Cheap loans and high house prices combine into remortgaging boom
09-01-2015
Home owners are using record low interest rates to take cash out of their newly-valuable properties
High prices and low borrowing costs are encouraging home owners to release cash from their properties Photo: Howard McWilliam
By Tim Wallace
Home owners are borrowing record sums as ultra-low interest rates and rising house prices mean they can afford to take more money out of their properties without overstretching themselves on monthly mortgage repayments.
The combination has pushed the average remortgage value up to £170,094 according to leading brokerage the Mortgage Advice Bureau, a rise of 5pc in 2015 so far.
The average loan to value ratio on those loans is also rising, from 54.9pc at the start of the year to 56.5pc in July.
That has risen as prices rocket – the average value of a home where the owners are remortgaging is up from £296,308 in January to £300,898 in July.
It comes amid a wave of remortgaging as property owners are also keen to lock in low interest rates before the Bank of England increases the base rate, a move which is expected to happen in the next 12 months.
Banks approved more remortgage loans in July than at any point in the past four years, with 24,400 home owners getting a new loan. That figure is up 29pc on the year, according to the British Bankers’ Association.
The combined value of those loans hit £4.1bn in July, up from £3.1bn in the same month of 2014.
The proportion of remortgage borrowers fixing their loans is up from 87.5pc in January to 89.7pc now, the Mortgage Advice Bureau said.
Rates on remortaging products are currently at a record low. The average five-year fixed rate loan costs 3.29pc, down from 3.77pc at the start of the year. The average two-year fix costs 2.76pc, down from 3.19pc over the same period.
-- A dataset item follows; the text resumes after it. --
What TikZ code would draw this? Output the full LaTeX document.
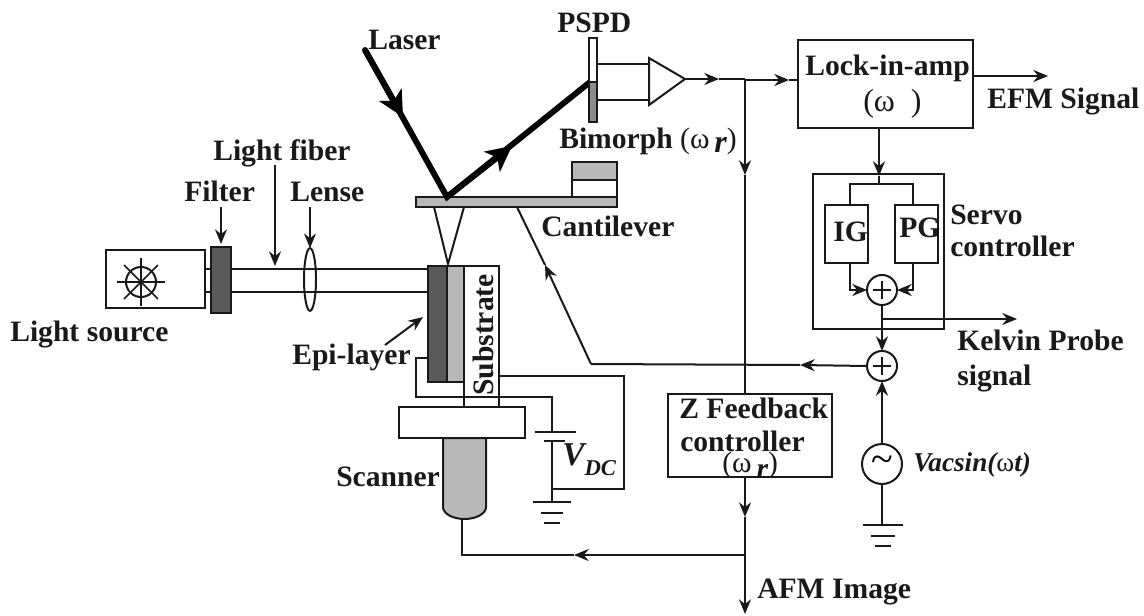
\documentclass[tikz,border=0pt]{standalone}
\usepackage{fontspec}
\setmainfont{Liberation Serif}
\usetikzlibrary{arrows.meta,calc,shapes.geometric}
\tikzset{
  wire/.style={line width=1.5pt,black!90},
  tip/.style={wire,-{Stealth[length=11pt,width=9pt]}},
  beam/.style={line width=4.4pt,black},
  beamtip/.style={beam,-{Stealth[length=19pt,width=19pt,inset=5pt]}},
  box/.style={draw=black!90,line width=1.5pt,inner sep=0pt,outer sep=0pt,anchor=north west},
  lab/.style={inner sep=0pt,anchor=base west,font=\fontsize{22.2}{22}\selectfont\bfseries,text=black!90},
  sum/.style={draw=black!90,line width=1.5pt,circle,minimum size=22.5pt,inner sep=0pt,outer sep=0pt,fill=white},
}
\newcommand{\pxbox}[6][]{\node[box,#1,minimum width={(#4-#2)*0.75pt},minimum height={(#5-#3)*0.75pt}] (#6) at (#2,#3) {};}
\newcommand{\grounded}[3]{% x, y, half width
  \draw[wire] (#1-#3,#2) -- (#1+#3,#2);
  \draw[wire] (#1-#3*0.6,#2+10.5) -- (#1+#3*0.6,#2+10.5);
  \draw[wire] (#1-#3*0.4,#2+20.5) -- (#1+#3*0.4,#2+20.5);}
\begin{document}
\begin{tikzpicture}[x=0.75pt,y=-0.75pt]
\useasboundingbox (0,0) rectangle (1144,616);
% light source
\pxbox{106}{250}{205}{308}{source}
\draw[wire] (141,282) circle[radius=15];
\foreach \a in {0,45,...,315} \draw[wire,line width=1.2pt] (141,282) -- ++(\a:24);
\draw[wire] (205,269) -- (211,269) (205,292) -- (211,292);
\pxbox[fill=black!65]{211}{247}{231}{313}{filter}
\coordinate (lt) at (427,269); \coordinate (lb) at (427,292);
\draw[wire] (231,269) -- (lt) (231,292) -- (lb);
\node[draw=black!90,line width=1.5pt,ellipse,minimum width=9pt,minimum height=47pt,inner sep=0pt,outer sep=0pt] (lens) at (310,279.5) {};
% sample
\pxbox[fill=white]{464}{266}{499}{407}{subs}
\pxbox[fill=black!65]{428}{266}{447}{382}{epi}
\pxbox[fill=black!28]{447}{266}{464}{382}{buffer}
\pxbox[fill=white]{399}{407}{525}{438}{base}
% scanner
\draw[wire,fill=black!28] (443,438) -- (443,507) arc[start angle=180,end angle=360,x radius=21.5,y radius=-12] -- (486,438) -- cycle;
\coordinate (scanbot) at (462,519);
% cantilever
\pxbox[fill=black!28]{416}{197}{617}{207}{canti}
\pxbox[fill=white]{572}{180}{617}{197}{bimb}
\pxbox[fill=black!28]{572}{162}{617}{180}{bimt}
\draw[wire] (434,207) -- (448,264) -- (464,207);
% laser
\coordinate (l0) at (365,50); \coordinate (lm1) at (403,117); \coordinate (hit) at (447,197);
\coordinate (lm2) at (512,146); \coordinate (l1) at (590,82);
\draw[beam,line cap=round] (l0) -- (hit) -- (l1);
\draw[beamtip] (l0) -- (lm1);
\draw[beamtip] (hit) -- (lm2);
% PSPD
\pxbox[fill=white]{589}{38}{597}{82}{pspdt}
\pxbox[fill=black!45]{589}{82}{597}{122}{pspdb}
\draw[wire] (597,64) -- (649,64) (597,100) -- (649,100);
\draw[wire,fill=white] (649,58) -- (649,105) -- (685,79) -- cycle;
\coordinate (amp) at (685,79); \coordinate (m1) at (719,79); \coordinate (j1) at (745,79);
\draw[tip] (amp) -- (m1); \draw[wire] (m1) -- (j1);
% lock-in
\pxbox[fill=white]{798}{40}{973}{128}{lock}
\coordinate (lin) at (798,80); \coordinate (m2) at (789,80);
\draw[tip] (j1) -- (745,80) -- (m2); \draw[wire] (m2) -- (lin);
\coordinate (efm0) at (973,76); \coordinate (efm1) at (1048,76);
\draw[tip] (efm0) -- (efm1);
% z feedback
\pxbox[fill=white]{668}{394}{832}{477}{zfb}
\coordinate (m3) at (745,175); \coordinate (ztop) at (745,394); \coordinate (zbot) at (745,477);
\coordinate (m4) at (745,517); \coordinate (j2) at (745,555); \coordinate (afm) at (745,614);
\draw[tip] (j1) -- (m3); \draw[wire] (m3) -- (ztop);
\draw[tip] (zbot) -- (m4); \draw[wire] (m4) -- (j2);
\draw[tip] (j2) -- (afm);
\coordinate (m7) at (574,555); \coordinate (cb) at (462,555);
\draw[tip] (j2) -- (m7);
\draw[wire] (m7) -- (cb) -- (scanbot);
% servo
\pxbox{813}{174}{944}{329}{servo}
\pxbox{825}{205}{868}{263}{ig}
\pxbox{895}{205}{938}{263}{pg}
\node[sum] (s1) at (882,290) {}; \node[sum] (s2) at (882,366) {};
\draw[wire] (s1.center) ++(-9,0) -- ++(18,0) (s1.center) ++(0,-9) -- ++(0,18);
\draw[wire] (s2.center) ++(-9,0) -- ++(18,0) (s2.center) ++(0,-9) -- ++(0,18);
\coordinate (lockb) at (879,128); \coordinate (branch) at (879,184);
\draw[tip] (lockb) -- (879,176); \draw[wire] (879,176) -- (branch);
\draw[wire] (850,205) -- (850,184) -- (913,184) -- (913,205);
\draw[tip] (850,263) -- (850,290) -- (s1.west);
\draw[tip] (913,263) -- (913,290) -- (s1.east);
\coordinate (j3) at (882,319); \coordinate (kelvin) at (1017,319);
\draw[wire] (s1.south) -- (j3);
\draw[tip] (j3) -- (kelvin);
\draw[tip] (j3) -- (s2.north);
% feedback to cantilever
\coordinate (m5) at (800,365); \coordinate (bend) at (591,364); \coordinate (m6) at (545,265); \coordinate (cant) at (517,207);
\draw[tip] (s2.west) -- (m5); \draw[wire] (m5) -- (bend);
\draw[tip] (bend) -- (m6); \draw[wire] (m6) -- (cant);
% ac source
\node[sum,minimum size=30pt] (ac) at (882,464) {};
\node[font=\fontsize{30}{30}\selectfont,inner sep=0pt] (tilde) at (ac.center) {\char"007E};
\draw[tip] (ac.north) -- (s2.south);
\coordinate (g2) at (882,525);
\draw[wire] (ac.south) -- (g2);
\grounded{883}{525}{20}
% dc wiring
\coordinate (w1) at (416,358); \coordinate (w2) at (416,397); \coordinate (w3) at (552,397);
\coordinate (b1) at (552,432); \coordinate (b2) at (552,441); \coordinate (g1) at (552,502);
\coordinate (w4) at (624,376); \coordinate (w5) at (624,489); \coordinate (w6) at (552,489);
\draw[wire] (428,358) -- (w1) -- (w2) -- (w3) -- (b1);
\draw[wire] (535,432) -- (576,432) (544,441) -- (565,441);
\draw[wire] (b2) -- (g1);
\draw[wire] (499,376) -- (w4) -- (w5) -- (w6);
\grounded{552}{502}{19}
% pointer arrows
\draw[tip] (221,207) -- (221,244);
\draw[tip] (275,165) -- (275,266);
\draw[tip] (310,207) -- (lens.north);
\draw[tip] (385,345) -- (423,317);
% labels
\node[lab] (tlaser) at (368,50) {Laser};
\node[lab] (tpspd) at (557,33) {PSPD};
\node[lab] (tlock) at (805,76) {Lock-in-amp};
\node[lab,font=\fontsize{24}{24}\selectfont] (tw) at (863,112) {(ω\,\,\,)};
\node[lab] (tefm) at (987,109) {EFM Signal};
\node[lab] (tbim) at (559,149) {Bimorph \mdseries(ω\,\textbf{\textit{\raisebox{-3pt}{\fontsize{24}{24}\selectfont r}}}\mdseries)};
\node[lab] (tfib) at (213,161) {Light fiber};
\node[lab] (tfil) at (184,202) {Filter};
\node[lab] (tlen) at (290,202) {Lense};
\node[lab] (tcan) at (541,237) {Cantilever};
\node[lab] (tser) at (950,225) {Servo};
\node[lab] (tcon) at (950,257) {controller};
\node[lab] (tig) at (833,242) {IG};
\node[lab] (tpg) at (899,238) {PG};
\node[lab] (tsrc) at (10,341) {Light source};
\node[lab] (tepi) at (292,364) {Epi-layer};
\node[lab] (tkel) at (957,350) {Kelvin Probe};
\node[lab] (tsig) at (957,385) {signal};
\node[lab,rotate=90,anchor=center] (tsub) at (483,335) {Substrate};
\node[lab] (tsca) at (336,486) {Scanner};
\node[lab,font=\fontsize{25}{25}\selectfont\bfseries\itshape] (tvdc) at (562,465) {V\raisebox{-8pt}{\fontsize{17}{17}\selectfont DC}};
\node[lab] (tzf) at (679,418) {Z Feedback};
\node[lab] (tzc) at (680,451) {controller};
\node[lab] (tzw) at (722,472) {\mdseries(ω\,\textbf{\textit{\raisebox{-5pt}{r}}}\mdseries)};
\node[lab,font=\fontsize{20.4}{20}\selectfont\bfseries\itshape] (tvac) at (913,471) {Vacsin({\mdseries\upshape ω}t)};
\node[lab] (tafm) at (757,598) {AFM Image};
\end{tikzpicture}
\end{document}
Mark Carney, governor of the Bank of England, walks out of a meeting during the International Monetary Fund (IMF) and World Bank Group Annual Meetings in Washington, DC, US
Bank of England governor Mark Carney has indicated that interest rates will start to creep up inthe next 12 months Photo: Bloomberg News
“Mortgage rates have been tumbling since the beginning of the year, and many borrowers have jumped at the chance to secure a low rate deal. However, a few high street lenders increased their pricing recently – suggesting we may fast be approaching the bottom of the curve,” said the Mortgage Advice Bureau’s Brian Murphy.
“Delaying too long could mean borrowers miss out on the change to shave significant amounts off their monthly repayments, so anyone looking for a mortgage in the near future would do well to get the ball rolling. Although not suitable for everyone, fixed rate deals can protect against rising interest rates and extend the life of today’s record low rates.”
Last week some commentators feared stock market turmoil originating in China could derail global economic growth and force central bankers to hold interest rates down for longer. But Bank of England governor Mark Carney said the British economy is not hugely exposed to any slowdown in China.
“Developments in China are unlikely to change the process of rate increases,” Mr Carney told a conference of monetary policymakers in the US.